## WHAT YOU ARE ASKED TO DO
Skip all pictures, then copy the lines from the start of the data through the line with "48, 50, 52];", keeping both ends.
[START ITEMS]
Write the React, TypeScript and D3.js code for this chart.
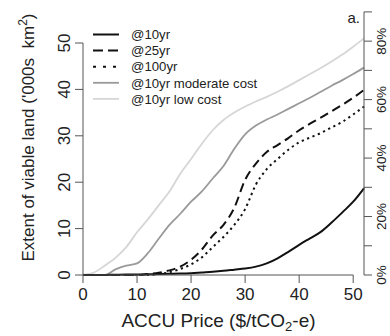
import React from "react";
import * as d3 from "d3";

// ACCU carbon price ($/tCO2-e)
const prices = [0, 2, 4, 6, 8, 10, 12, 14, 16, 18, 20, 22, 24, 26, 28, 30, 32, 34, 36, 38, 40, 42, 44, 46, 48, 50, 52];

// Extent of viable land ('000s km²) by scenario
const at10yr = [0, 0, 0, 0.05, 0.1, 0.1, 0.15, 0.2, 0.25, 0.3, 0.4, 0.55, 0.7, 0.9, 1.15, 1.4, 1.8, 2.5, 3.6, 5.0, 6.5, 7.9, 9.3, 11.3, 13.5, 15.8, 18.7];
const at25yr = [0, 0, 0, 0, 0, 0, 0.2, 0.5, 1.0, 1.8, 3.3, 5.5, 8.5, 10.8, 14.5, 20.5, 24.0, 26.5, 28.0, 29.5, 31.2, 32.6, 33.9, 35.3, 36.7, 38.2, 39.9];
const at100yr = [0, 0, 0, 0, 0, 0, 0, 0.2, 0.6, 1.3, 2.3, 3.8, 6.0, 8.2, 10.8, 14.2, 19.5, 22.8, 25.0, 27.0, 28.6, 29.6, 30.6, 31.8, 33.0, 34.6, 36.3];
const at10yrModerate = [0, 0, 0, 1.2, 2.0, 2.5, 4.7, 7.8, 10.8, 13.2, 15.8, 18.0, 20.8, 23.5, 27.2, 30.3, 32.2, 33.5, 34.6, 35.8, 37.0, 38.2, 39.5, 40.8, 42.0, 43.3, 44.7];
const at10yrLow = [0, 0.5, 2.0, 3.7, 6.0, 9.2, 12.0, 15.0, 18.0, 21.8, 25.0, 28.3, 31.2, 33.4, 35.0, 36.3, 37.4, 38.4, 39.5, 40.7, 42.0, 43.3, 44.6, 46.0, 47.5, 49.2, 51.0];

const seriesNames = ["@10yr", "@25yr", "@100yr", "@10yr moderate cost", "@10yr low cost"];
const seriesValues = [at10yr, at25yr, at100yr, at10yrModerate, at10yrLow];

// Axis ticks
const xTicks = [0, 10, 20, 30, 40, 50];
const yTicks = [0, 10, 20, 30, 40, 50];
const pctTicks = [0, 0.1, 0.2, 0.3, 0.4, 0.5, 0.6, 0.7, 0.8, 0.9];
const pctLabelTicks = [0, 0.2, 0.4, 0.6, 0.8];
const totalLand = 63; // '000s km² corresponding to 100%

const styles = [
  { stroke: "#111", width: 2, dash: null, legendDash: null },
  { stroke: "#111", width: 2, dash: "9,5", legendDash: "10,5" },
  { stroke: "#111", width: 2, dash: "2.2,3.6", legendDash: "3,7" },
  { stroke: "#9a9a9a", width: 1.8, dash: null, legendDash: null },
  { stroke: "#d6d6d6", width: 1.8, dash: null, legendDash: null },
];

const FONT = "'Liberation Sans', Arial, Helvetica, sans-serif";
const AXIS = "#555";
const TEXT = "#222";

export default function App() {
  const W = 390;
  const H = 336;
  const x = d3.scaleLinear().domain([0, 52]).range([83, 364]);
  const y = d3.scaleLinear().domain([0, 50]).range([275, 43]);
  const yPct = d3
    .scaleLinear()
    .domain([0, 0.9])
    .range([y(0), y(0.9 * totalLand)]);

  const line = d3
    .line<number>()
    .x((_, i) => x(prices[i]))
    .y((d) => y(d))
    .curve(d3.curveMonotoneX);

  const xRight = x(52);
  const legendX0 = 93;
  const legendX1 = 119;
  const legendTextX = 131;
  const legendY0 = 34.5;
  const legendStep = 16.1;

  return (
    <div style={{ position: "fixed", left: 0, top: 0 }}>
      <svg width={W} height={H} style={{ display: "block", background: "#fff" }} fontFamily={FONT}>
        {/* series */}
        {[4, 3, 2, 1, 0].map((k) => (
          <path
            key={seriesNames[k]}
            d={line(seriesValues[k]) || ""}
            fill="none"
            stroke={styles[k].stroke}
            strokeWidth={styles[k].width}
            strokeDasharray={styles[k].dash || undefined}
            strokeLinejoin="round"
          />
        ))}

        {/* bottom axis */}
        <line x1={x(0)} x2={x(50)} y1={y(0)} y2={y(0)} stroke={AXIS} strokeWidth={1} />
        {xTicks.map((t) => (
          <g key={"x" + t}>
            <line x1={x(t)} x2={x(t)} y1={y(0)} y2={y(0) + 8} stroke={AXIS} strokeWidth={1} />
            <text x={x(t)} y={300} textAnchor="middle" fontSize={17} fill={TEXT}>
              {t}
            </text>
          </g>
        ))}
        <text x={218.5} y={327} textAnchor="middle" fontSize={19} fill={TEXT}>
          ACCU Price ($/tCO
          <tspan fontSize={13} dy={4}>2</tspan>
          <tspan dy={-4}>-e)</tspan>
        </text>

        {/* left axis */}
        <line x1={x(0)} x2={x(0)} y1={y(0)} y2={y(50)} stroke={AXIS} strokeWidth={1} />
        {yTicks.map((t) => (
          <g key={"y" + t}>
            <line x1={x(0) - 8} x2={x(0)} y1={y(t)} y2={y(t)} stroke={AXIS} strokeWidth={1} />
            <text
              transform={`translate(70,${y(t)}) rotate(-90)`}
              textAnchor="middle"
              fontSize={17}
              fill={TEXT}
            >
              {t}
            </text>
          </g>
        ))}
        <text
          transform={`translate(34,137.5) rotate(-90)`}
          textAnchor="middle"
          fontSize={17}
          fill={TEXT}
          style={{ whiteSpace: "pre" }}
        >
          {"Extent of viable land ('000s  km"}
          <tspan fontSize={12} dy={-7}>2</tspan>
          <tspan dy={7}>)</tspan>
        </text>

        {/* right axis (share of total land) */}
        <line x1={xRight} x2={xRight} y1={yPct(0)} y2={yPct(0.9)} stroke={AXIS} strokeWidth={1} />
        {pctTicks.map((t) => (
          <line
            key={"p" + t}
            x1={xRight}
            x2={xRight + 8}
            y1={yPct(t)}
            y2={yPct(t)}
            stroke={AXIS}
            strokeWidth={1}
          />
        ))}
        {pctLabelTicks.map((t) => (
          <text
            key={"pl" + t}
            transform={`translate(386,${yPct(t)}) rotate(-90)`}
            textAnchor="middle"
            fontSize={13.5}
            fill={TEXT}
          >
            {d3.format(".0%")(t)}
          </text>
        ))}

        <text x={360} y={23} textAnchor="end" fontSize={15} fill={TEXT}>
          a.
        </text>

        {/* legend */}
        {seriesNames.map((name, k) => {
          const ly = legendY0 + k * legendStep;
          return (
            <g key={"lg" + name}>
              <line
                x1={legendX0}
                x2={legendX1}
                y1={ly}
                y2={ly}
                stroke={styles[k].stroke}
                strokeWidth={styles[k].width}
                strokeDasharray={styles[k].legendDash || undefined}
              />
              <text x={legendTextX} y={ly + 4.7} fontSize={13.2} fill={TEXT}>
                {name}
              </text>
            </g>
          );
        })}
      </svg>
    </div>
  );
}
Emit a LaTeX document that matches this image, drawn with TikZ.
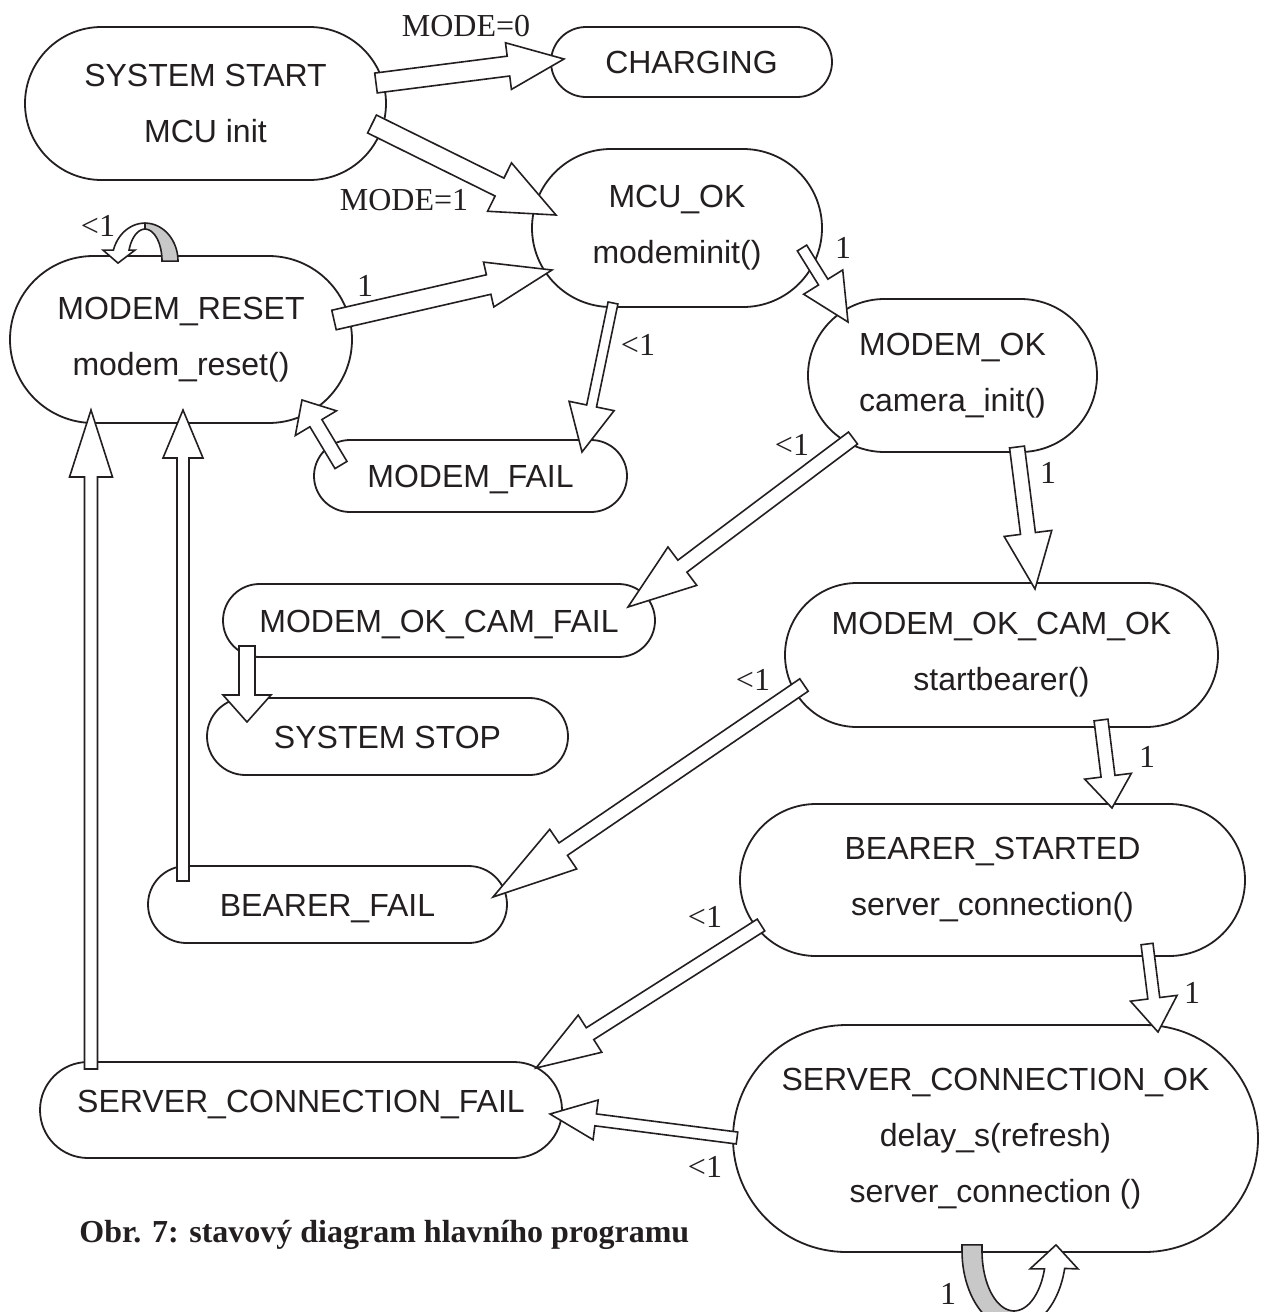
[END ITEMS]
## THE RESULT
Write the React, TypeScript and D3.js code for this chart.
import React from "react";
import * as d3 from "d3";

// ACCU carbon price ($/tCO2-e)
const prices = [0, 2, 4, 6, 8, 10, 12, 14, 16, 18, 20, 22, 24, 26, 28, 30, 32, 34, 36, 38, 40, 42, 44, 46, 48, 50, 52];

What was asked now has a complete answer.